As I get older, one of the things that has become increasingly, and at times painfully, apparent in my life is the fact that I still have much to learn. Much to learn about God and his word. Much to learn about ministry. Much to learn about family. And much to learn about myself. While the old adage may be true, that you “can’t teach an old dog new tricks”, it should not be said that this old dog can’t learn to grow in his understanding. On one level this is exciting - think of all the books I yet have to read! But the perspective I am referring to are the blind spots that trip us up - the things we don’t see, much to our regret.

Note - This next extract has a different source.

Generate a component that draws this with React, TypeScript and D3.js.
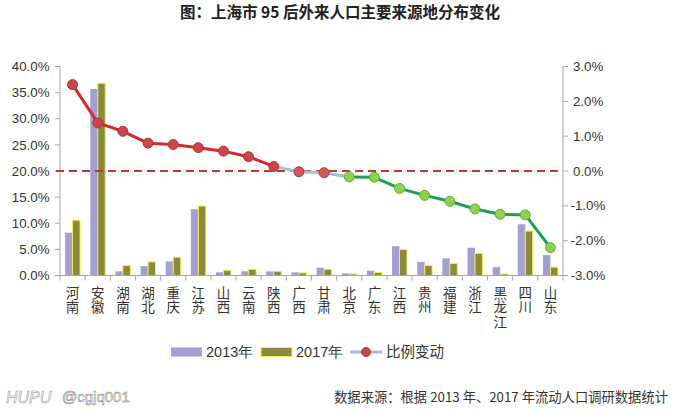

I think all of us who are getting up there in years, and even those still in the lower range of the age scale need to come to grips with the reality that we don’t know everything, never will know everything and need to stop thinking that we know everything. And on one hand learn to be okay with that. This doesn’t mean we stop learning, simply that we need to be more aware of our failings as we learn. The Apostle Peter, who messed up more than a few times in his journey of spiritual learning, wrote, “Therefore, dear friends, since you have been forewarned, be on your guard so that you may not be carried away by the error of the lawless and fall from your secure position. But grow in the grace and knowledge of our Lord and Savior Jesus Christ. To him be glory both now and forever! Amen” (2 Peter 3:17-18). In the midst of the challenges that those believers to whom he wrote were going through he lays out the key; “grow in the grace and knowledge of our Lord Jesus Christ”. Growing is another way of thinking about learning. We grow in a myriad of ways as we experience life. Here Peter points out that for the believer the deepest manner in which we should grow is in grace and knowledge as it relates to our Saviour Jesus Christ. This kind of growing has the greater impact on the rest of life. Here’s the part where it is a bit painful - this kind of learning exposes our flaws. It lays bare the truth that we often seek to cover up, to hide deep down. Perhaps some of these faulty areas have been suppressed in such a fashion that we are completely unaware of their existence. But others see them. And this is where the learning moves from painful to comforting.
When we begin to learn about ourselves the Lord uses this to lead us to greater levels of delight in him and usefulness in his kingdom. So what is the best way forward? No doubt there are lengthier treatments that ably answer that question. However, let me keep it to a sentence or two and note that one of the keys is developing an ability to listen to others. More about this another time but I do think it important to encourage us all to be better listeners (see James 1:19). But the the way forward begins with honesty before the Lord. Through prayer we come face to face with the Holy One himself. When we recognize our flaws God can work in us to have better insight and the ability, through the Spirit, to overcome them. Add to this a friend or two who can walk the path with you and you’re on your way. Ultimately this will prove to be the way to grow as a believer, see yourself for who you really are and live life to the glory of our Heavenly Father.